Set down the lines that begin at the top of the records and end with the line containing "galactose_err, mannose_err, mixture_err]", and drop every picture.

(Data listing)
• • • • •

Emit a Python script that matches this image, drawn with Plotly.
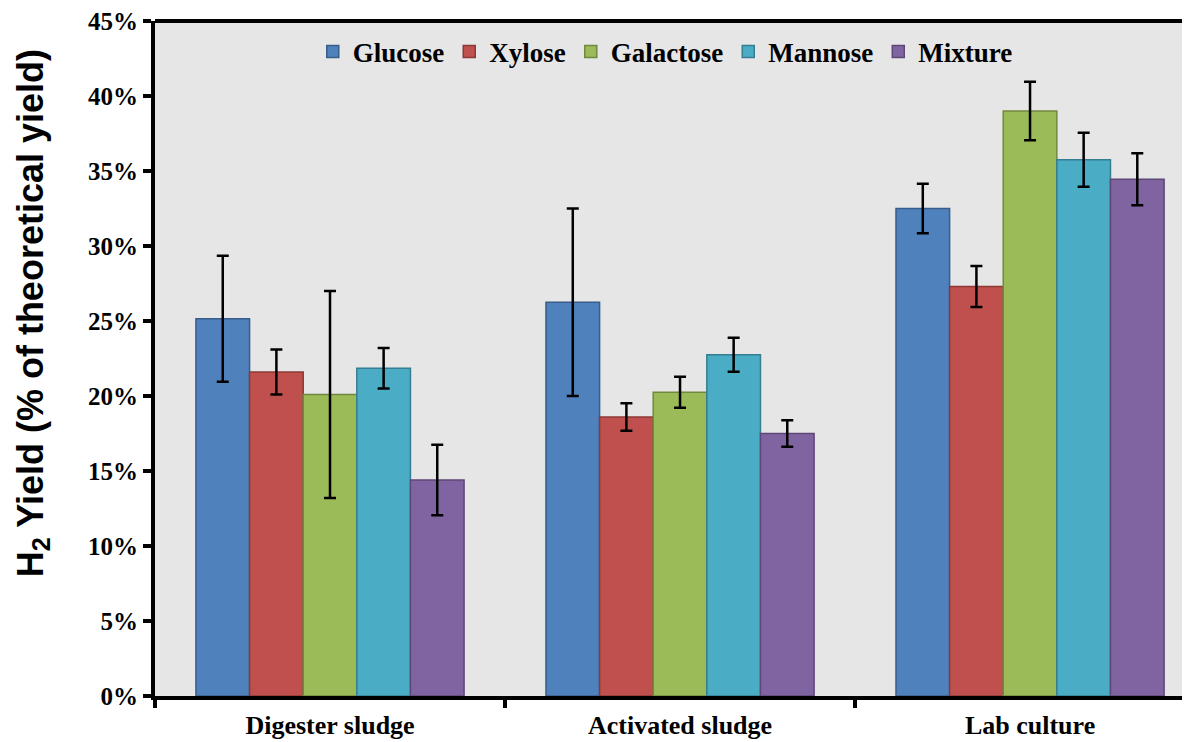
import plotly.graph_objects as go

categories = ["Digester sludge", "Activated sludge", "Lab culture"]
series_names = ["Glucose", "Xylose", "Galactose", "Mannose", "Mixture"]

glucose = [25.15, 26.25, 32.5]
xylose = [21.6, 18.6, 27.3]
galactose = [20.1, 20.25, 39.0]
mannose = [21.85, 22.75, 35.75]
mixture = [14.4, 17.5, 34.45]

glucose_err = [4.2, 6.25, 1.65]
xylose_err = [1.5, 0.92, 1.37]
galactose_err = [6.9, 1.03, 1.95]
mannose_err = [1.35, 1.14, 1.8]
mixture_err = [2.35, 0.89, 1.73]

values = [glucose, xylose, galactose, mannose, mixture]
errors = [glucose_err, xylose_err, galactose_err, mannose_err, mixture_err]

fills = ["#4F81BD", "#C0504D", "#9BBB59", "#4BACC6", "#8064A2"]
outlines = ["#385D8A", "#8C3836", "#71893F", "#357D91", "#5C4776"]

fig = go.Figure()
for name, v, e, fc, oc in zip(series_names, values, errors, fills, outlines):
    fig.add_trace(go.Bar(
        name=name, x=categories, y=v,
        marker=dict(color=fc, line=dict(color=oc, width=1.5)),
        error_y=dict(type="data", array=e, visible=True, color="black",
                     thickness=2.5, width=6),
    ))

serif = dict(family="Liberation Serif, Times New Roman, serif", size=25,
             color="black", weight="bold")

fig.update_layout(
    width=1182, height=734,
    margin=dict(l=147, r=0, t=11, b=46),
    paper_bgcolor="white",
    plot_bgcolor="#E6E6E6",
    barmode="group",
    bargap=0.234,
    bargroupgap=0,
    showlegend=True,
    legend=dict(
        orientation="h", x=0.493, xanchor="center", y=0.954, yanchor="middle",
        bgcolor="rgba(0,0,0,0)",
        font=dict(family="Liberation Serif, Times New Roman, serif", size=27,
                  color="black", weight="bold"),
        itemwidth=30,
    ),
    xaxis=dict(
        type="category",
        range=[-0.5, 2.457],
        showline=True, linecolor="black", linewidth=4,
        ticks="outside", tickson="boundaries", ticklen=8, tickwidth=4,
        tickcolor="black",
        tickfont=dict(family="Liberation Serif, Times New Roman, serif",
                      size=26, color="black", weight="bold"),
        ticklabelstandoff=3,
        showgrid=False, zeroline=False,
    ),
    yaxis=dict(
        range=[0, 45], dtick=5, ticksuffix="%",
        showline=True, linecolor="black", linewidth=4,
        ticks="outside", ticklen=8, tickwidth=4, tickcolor="black",
        tickfont=serif,
        ticklabeloverflow="allow",
        showgrid=False, zeroline=False,
    ),
    shapes=[dict(type="line", xref="paper", yref="paper", x0=0, x1=1,
                 y0=1, y1=1, line=dict(color="black", width=4))],
    annotations=[dict(
        text="H<sub>2</sub> Yield (% of theoretical yield)",
        xref="paper", yref="paper", x=-0.118, y=0.567,
        xanchor="center", yanchor="middle", textangle=-90, showarrow=False,
        font=dict(family="Liberation Sans, Arial, sans-serif", size=36,
                  color="black", weight="bold"),
    )],
)

fig.write_html("out.html")
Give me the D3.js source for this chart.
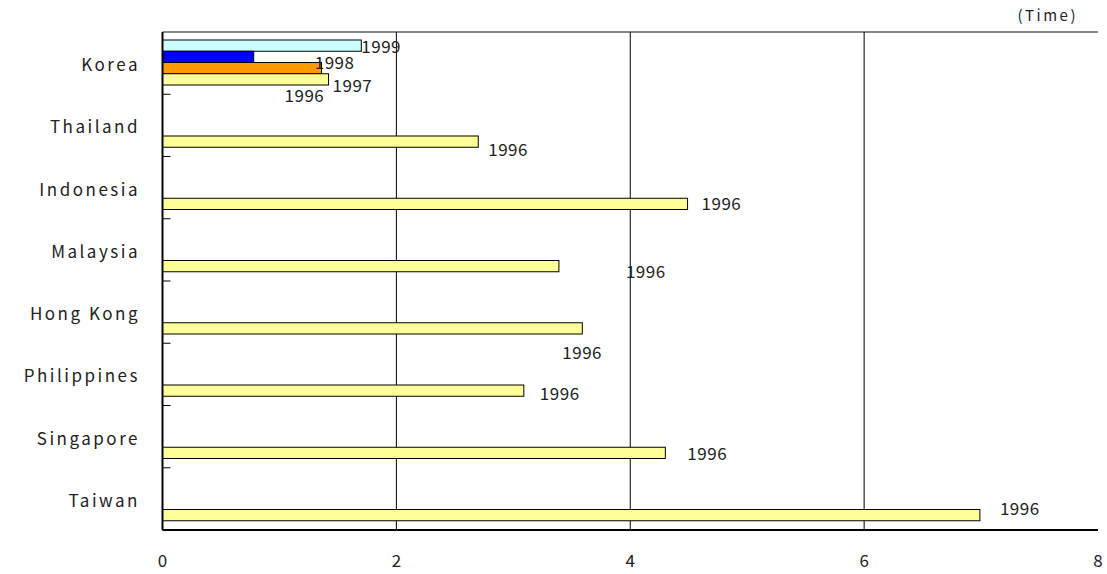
<!DOCTYPE html>
<html><head><meta charset="utf-8">
<script src="https://cdn.jsdelivr.net/npm/d3@7"></script>
<style>body{margin:0;background:#fff}text{font-family:"Noto Sans CJK KR","DejaVu Sans",sans-serif;fill:#222}</style>
</head><body><svg id="c" width="1107" height="574"></svg>
<script>
var countries = ["Korea","Thailand","Indonesia","Malaysia","Hong Kong","Philippines","Singapore","Taiwan"];
var years = ["1999","1998","1997","1996"];
var colors = {"1999":"#ccffff","1998":"#0000ff","1997":"#ff9900","1996":"#ffff99"};
var koreaValues = [1.70, 0.78, 1.36, 1.42];
var values1996 = [2.70, 4.49, 3.39, 3.59, 3.09, 4.30, 6.99];
var xTicks = [0, 2, 4, 6, 8];
// label nudges (Excel-like placement)
var koreaLabelOff = [[0,1],[61,6],[11,18],[-44,17]];
var labelOff = [[10,8],[14,0],[67,6],[-20,25],[16,3],[22,1],[20,-6]];

var svg = d3.select("#c");
var L = 162.5, R = 1098, T = 32, B = 530;
var x = d3.scaleLinear().domain([0, 8]).range([L, R]);
var y = d3.scaleBand().domain(countries).range([T, B]);
var sub = d3.scaleBand().domain(years).range([8, 53]);

svg.append("line").attr("x1", L).attr("x2", R).attr("y1", T).attr("y2", T).attr("stroke", "#888").attr("stroke-width", 2);
svg.selectAll(".grid").data([2, 4, 6]).enter().append("line")
  .attr("x1", d => x(d)).attr("x2", d => x(d)).attr("y1", T).attr("y2", B).attr("stroke", "#000");

var bars = [];
years.forEach((yr, i) => bars.push({c: "Korea", yr: yr, v: koreaValues[i], off: koreaLabelOff[i]}));
countries.slice(1).forEach((c, i) => bars.push({c: c, yr: "1996", v: values1996[i], off: labelOff[i]}));

svg.selectAll(".bar").data(bars).enter().append("rect")
  .attr("x", L).attr("y", d => y(d.c) + sub(d.yr))
  .attr("width", d => x(d.v) - L).attr("height", sub.bandwidth())
  .attr("fill", d => colors[d.yr]).attr("stroke", "#000").attr("stroke-width", 1);

svg.selectAll(".lbl").data(bars).enter().append("text")
  .attr("x", d => x(d.v) + d.off[0])
  .attr("y", d => y(d.c) + sub(d.yr) + sub.bandwidth() / 2 + d.off[1])
  .attr("dy", "0.35em").attr("font-size", 17).attr("letter-spacing", 0.5).text(d => d.yr);

svg.append("line").attr("x1", L).attr("x2", L).attr("y1", T).attr("y2", B).attr("stroke", "#000").attr("stroke-width", 2);
svg.append("line").attr("x1", L).attr("x2", R).attr("y1", B).attr("y2", B).attr("stroke", "#000").attr("stroke-width", 2);
svg.selectAll(".tk").data(countries).enter().append("line")
  .attr("x1", L).attr("x2", L + 8).attr("y1", d => y(d) + y.bandwidth()).attr("y2", d => y(d) + y.bandwidth())
  .attr("stroke", "#000");

svg.selectAll(".cat").data(countries).enter().append("text")
  .attr("x", 140).attr("y", d => y(d) + y.bandwidth() / 2 + 2).attr("dy", "0.35em")
  .attr("text-anchor", "end").attr("font-size", 17).attr("letter-spacing", 2.5).text(d => d);

svg.selectAll(".xt").data(xTicks).enter().append("text")
  .attr("x", d => x(d)).attr("y", 561).attr("dy", "0.35em")
  .attr("text-anchor", "middle").attr("font-size", 17).text(d => d);

svg.append("text").attr("x", 1078).attr("y", 21).attr("text-anchor", "end")
  .attr("font-size", 15).attr("letter-spacing", 2.5).text("(Time)");
</script></body></html>
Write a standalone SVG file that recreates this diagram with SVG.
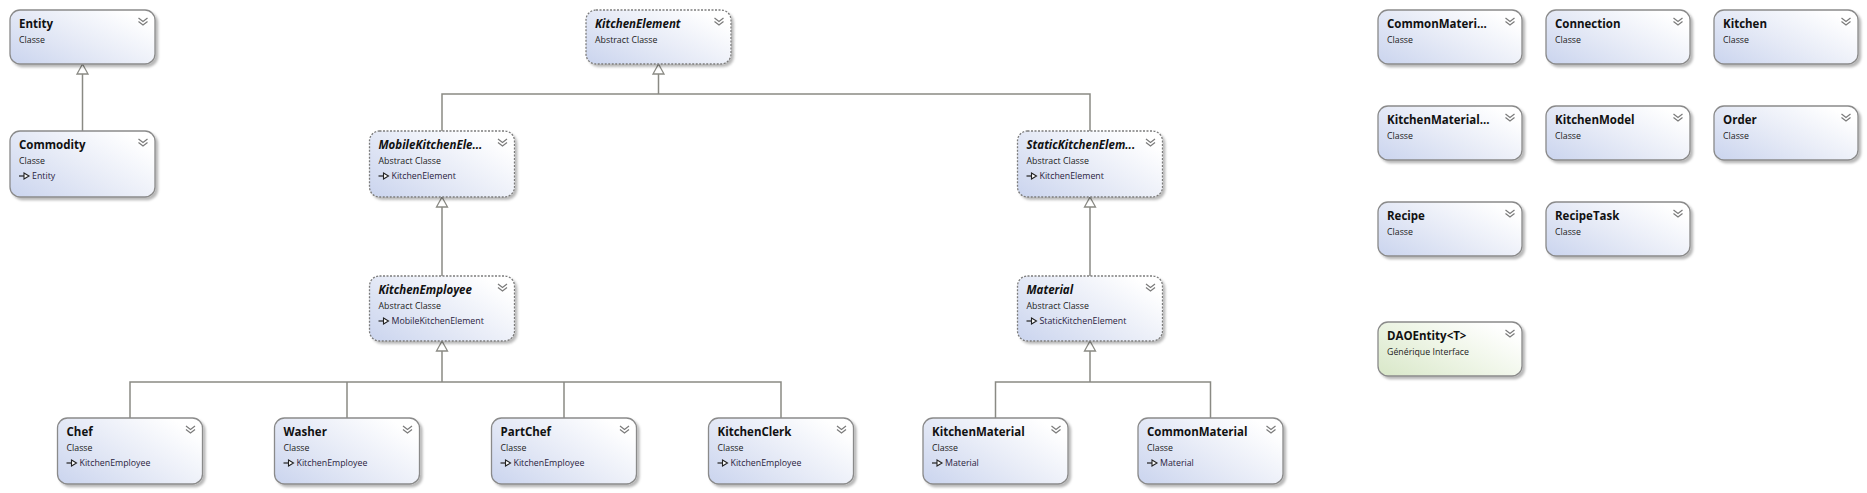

• • • • •

▸ **Result for this task**
Emit a Python script that matches this image, drawn with Plotly.
import plotly.graph_objects as go

categories = ["Digester sludge", "Activated sludge", "Lab culture"]
series_names = ["Glucose", "Xylose", "Galactose", "Mannose", "Mixture"]

glucose = [25.15, 26.25, 32.5]
xylose = [21.6, 18.6, 27.3]
galactose = [20.1, 20.25, 39.0]
mannose = [21.85, 22.75, 35.75]
mixture = [14.4, 17.5, 34.45]

glucose_err = [4.2, 6.25, 1.65]
xylose_err = [1.5, 0.92, 1.37]
galactose_err = [6.9, 1.03, 1.95]
mannose_err = [1.35, 1.14, 1.8]
mixture_err = [2.35, 0.89, 1.73]

values = [glucose, xylose, galactose, mannose, mixture]
errors = [glucose_err, xylose_err, galactose_err, mannose_err, mixture_err]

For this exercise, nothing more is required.